Annual festival in Barbados

The Classical Pops Festival is an annual outdoor festival held each December at the Apes Hill Club in Barbados. It draws inspiration from events such as Tanglewood in Massachusetts and the BBC Proms in the UK. The festival showcases a unique orchestra composed of principal players and members from various well-known symphonies.

In 2014, the festival orchestra was led by Thomas Wilkins, who serves as the Principal Conductor of the Hollywood Bowl Orchestra and Music Director of the Omaha Symphony. Wilkins also holds the Germeshausen Family and Youth Concert Conductor chair with the Boston Symphony Orchestra (BSO). The orchestra featured four concertmasters performing together with Jonathon Crow, the Concertmaster of the Toronto Symphony Orchestra, holding the official festival concertmaster position.

The festival's orchestra is recognized for its diverse composition, including accomplished African American classical musicians Ann Hobson Pilot, the principal harpist of the Boston Symphony Orchestra; Owen Young, also from the BSO and Terrance Patterson, the Artistic Director of the Ritz Chamber Players.

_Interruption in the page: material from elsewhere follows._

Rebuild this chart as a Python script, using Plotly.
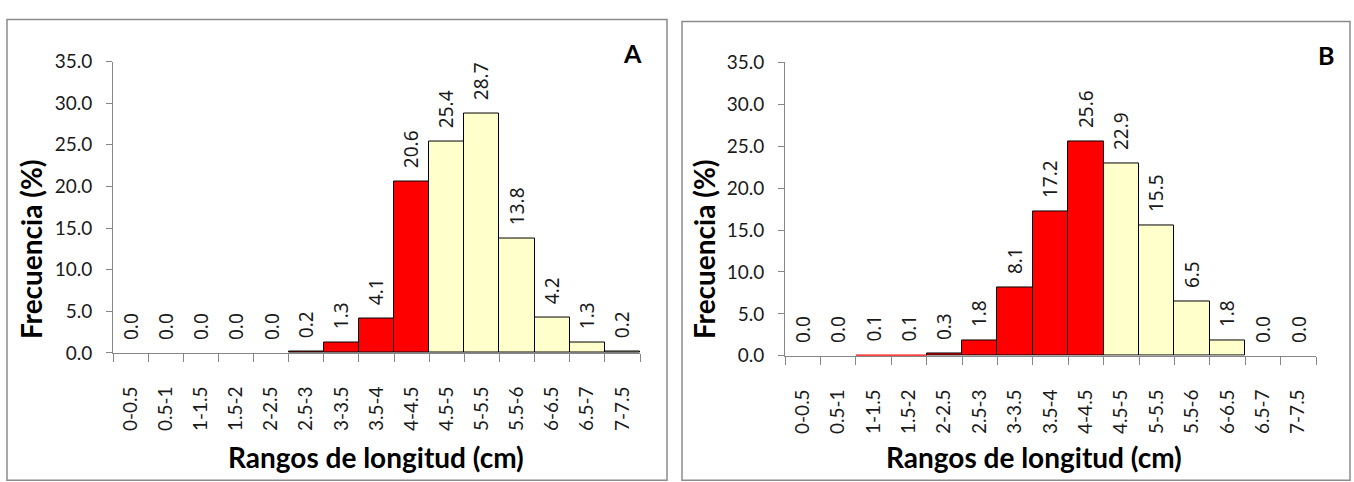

The festival programming encompasses a range of genres including classical music, contemporary works, jazz, opera, film scores as well as Broadway tunes. These are performed by popular artists accompanied by the orchestra. Guest ensembles also contribute to the festival's lineup. In 2014, the festival opened with Irvin Mayfield & the New Orleans Jazz Orchestra featuring special guest Alison Hinds, followed by the orchestra's performance of Film Night, a showcase of music by John Williams, Hans Zimmer, Henry Mancini, Jerry Goldsmith and Erich Wolfgang Korngold, featuring acclaimed violinist Tai Murray as a soloist. The second day of the festival featured the Piazzolla Trio with dancer Lil Buck, followed by the orchestra's rendition of "Holiday Pops!" with soprano Alison Buchanan, the St. Leonard's Boy's Choir, and the Gospelfest Choir. CNN also covered the festival, including a segment on Lil Buck.